A regra foi adotada para não prejudicar o trabalhador pela elevada inflação antes do Plano Real. Ocorre que, em alguns casos, houve prejuízo, e o trabalhador receberia uma aposentadoria maior se pudesse ser enquadrado na regra definitiva, e não na de transição.
Em dezembro de 2022, o STF decidiu que o aposentado poderia optar pela regra que fosse mais vantajosa. Assim, validou o recálculo considerando as contribuições feitas durante sua vida pré-Plano Real (a chamada “vida toda”).
Mudança de posição
Em março, no entanto, sete ministros entenderam que a regra de transição estabelecida em 1999 é constitucional e, portanto, deve ser aplicada necessariamente a todos que se enquadrem nela.
A posição foi apresentada pelo ministro Cristiano Zanin e acompanhada por Flávio Dino, Luiz Fux, Dias Toffoli, Gilmar Mendes, Roberto Barroso e Nunes Marques.
Ficaram vencidos os ministros Alexandre de Moraes, André Mendonça, Edson Fachin e Cármen Lúcia.
Pela tese apresentada por Zanin e que teve a concordância da maioria, a regra de transição deve ser seguida obrigatoriamente e sem exceção.
“O segurado do INSS que se enquadra no dispositivo não pode optar pela regra definitiva prevista no artigo 29, incisivos I e II, da lei 8.213, de 1991, independentemente de lhe ser mais favorável”.
Como o entendimento derruba a possibilidade de o aposentado optar por outra regra, não há mais como o aposentado requerer o recálculo da aposentadoria usando todas as contribuições de sua vida.
Ações
A tese e o entendimento fixado contra a revisão da vida toda foram estabelecidas no julgamento das duas ações que contestavam alterações na Lei de Benefícios da Previdência Social feitas em 1999.

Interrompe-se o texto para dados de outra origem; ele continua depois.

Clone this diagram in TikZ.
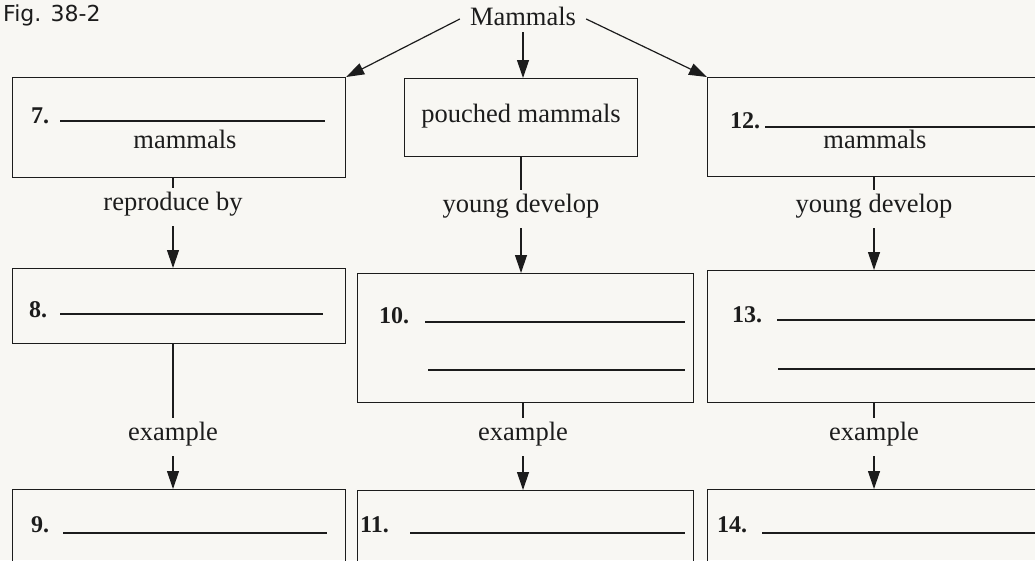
\documentclass[tikz,border=0pt]{standalone}
\usepackage{fontspec}
\setmainfont{Liberation Serif}
\newfontfamily\figfont{DejaVu Sans}
\usetikzlibrary{arrows.meta}
\definecolor{paper}{RGB}{248,247,243}
\definecolor{ink}{RGB}{28,28,28}
\begin{document}
\begin{tikzpicture}[x=1pt,y=-1pt,
  frame/.style={draw=ink, line width=1.2pt, inner sep=0pt, anchor=north west},
  word/.style={font=\fontsize{26.5}{30}\selectfont, text=ink, anchor=base,
               inner sep=0pt, text height=18pt, text depth=6pt},
  num/.style={font=\fontsize{24}{28}\selectfont\bfseries, text=ink,
              anchor=base west, inner sep=0pt},
  blank/.style={draw=ink, line width=1.3pt},
  link/.style={draw=ink, line width=1.2pt},
  arrow/.style={link, -{Triangle[length=18pt,width=12pt]}},
  stub/.style={link, shorten >=4pt},
  lead/.style={arrow, shorten <=10pt}
]
\fill[paper] (0,0) rectangle (1035,560);
\useasboundingbox (0,0) rectangle (1035,560);
\clip (0,0) rectangle (1035,560);

% title
\node[font=\figfont\fontsize{22}{26}\selectfont, text=ink, anchor=base west,
      inner sep=0pt] (fig) at (3,21) {Fig. 38-2};

% root
\node[word, inner xsep=10pt, inner ysep=1pt] (mam) at (523,25) {Mammals};

% boxes, row by row
\node[frame, minimum width=333pt, minimum height=100pt] (b7)  at (12,77)  {};
\node[frame, minimum width=233pt, minimum height=78pt]  (pm)  at (404,78) {};
\node[frame, minimum width=345pt, minimum height=99pt]  (b12) at (707,77) {};

\node[frame, minimum width=333pt, minimum height=75pt]  (b8)  at (12,268)  {};
\node[frame, minimum width=336pt, minimum height=129pt] (b10) at (357,273) {};
\node[frame, minimum width=345pt, minimum height=132pt] (b13) at (707,270) {};

\node[frame, minimum width=333pt, minimum height=100pt] (b9)  at (12,489)  {};
\node[frame, minimum width=336pt, minimum height=100pt] (b11) at (357,490) {};
\node[frame, minimum width=345pt, minimum height=100pt] (b14) at (707,489) {};

% box contents
\node[num] (n7) at (31,123) {7.};
\draw[blank] (60,121) -- (325,121);
\node[word] (m7) at (185,148) {mammals};

\node[word] (pmt) at (521,122) {pouched mammals};

\node[num] (n12) at (730,128) {12.};
\draw[blank] (765,127) -- (1040,127);
\node[word] (m12) at (875,148) {mammals};

\node[num] (n8) at (29,317) {8.};
\draw[blank] (60,314) -- (323,314);

\node[num] (n10) at (379,323) {10.};
\draw[blank] (425,322) -- (685,322);
\draw[blank] (428,370) -- (685,370);

\node[num] (n13) at (732,322) {13.};
\draw[blank] (777,320) -- (1040,320);
\draw[blank] (778,369) -- (1040,369);

\node[num] (n9) at (31,532) {9.};
\draw[blank] (63,533) -- (327,533);

\node[num] (n11) at (360,532) {11.};
\draw[blank] (410,533) -- (685,533);

\node[num] (n14) at (717,532) {14.};
\draw[blank] (762,533) -- (1040,533);

% link labels
\node[word] (rb)  at (173,210) {reproduce by};
\node[word] (yd2) at (521,212) {young develop};
\node[word] (yd3) at (874,212) {young develop};
\node[word] (ex1) at (173,440) {example};
\node[word] (ex2) at (523,440) {example};
\node[word] (ex3) at (874,440) {example};

% connectors from the root
\draw[arrow] (mam.west) -- (b7.north east);
\draw[arrow] (mam.south) -- (mam.south |- pm.north);
\draw[arrow] (mam.east) -- (b12.north west);

% first level to second level
\draw[stub] (rb.north |- b7.south) -- (rb.north);
\draw[lead] (rb.south) -- (rb.south |- b8.north);
\draw[stub] (yd2.north |- pm.south) -- (yd2.north);
\draw[lead] (yd2.south) -- (yd2.south |- b10.north);
\draw[stub] (yd3.north |- b12.south) -- (yd3.north);
\draw[lead] (yd3.south) -- (yd3.south |- b13.north);

% second level to third level
\draw[stub] (ex1.north |- b8.south) -- (ex1.north);
\draw[lead] (ex1.south) -- (ex1.south |- b9.north);
\draw[stub] (ex2.north |- b10.south) -- (ex2.north);
\draw[lead] (ex2.south) -- (ex2.south |- b11.north);
\draw[stub] (ex3.north |- b13.south) -- (ex3.north);
\draw[lead] (ex3.south) -- (ex3.south |- b14.north);
\end{tikzpicture}
\end{document}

As ações foram apresentadas pelo PCdoB e pela Confederação Nacional Dos Trabalhadores Metalúrgicos, em 1999.
Em 2000, o STF negou liminar nos processos e manteve a validade dos dispositivos questionados. Essa liminar vigorou até 21 de março de 2024, quando os ministros julgaram o mérito do caso.
Além de validarem a regra de transição adotada após a reforma da previdência de 1998, tornando-a obrigatória, o STF declarou constitucional a criação do fator previdenciário — fórmula matemática usada para definir o valor das aposentadorias do INSS.
A Corte também invalidou, por maioria, a existência de um período de carência para que mulheres autônomas usufruam do salário-maternidade.
Outro processo
No processo que trata especificamente da revisão da vida toda, a Corte havia validado a possibilidade de revisão, por 6 a 5, em dezembro de 2022.
O INSS, por meio da Advocacia-Geral da União (AGU), apresentou recurso questionando a decisão e pedindo uma limitação à sua aplicação.
O julgamento do recurso começou a ser feito em sessão virtual, e já havia quatro votos para manter a possibilidade de revisão da vida toda, com uma limitação temporal.
Um pedido do relator, Alexandre de Moraes, mandou o caso para ser analisado no plenário físico, zerando os votos já apresentados.
O caso não foi retomado desde então.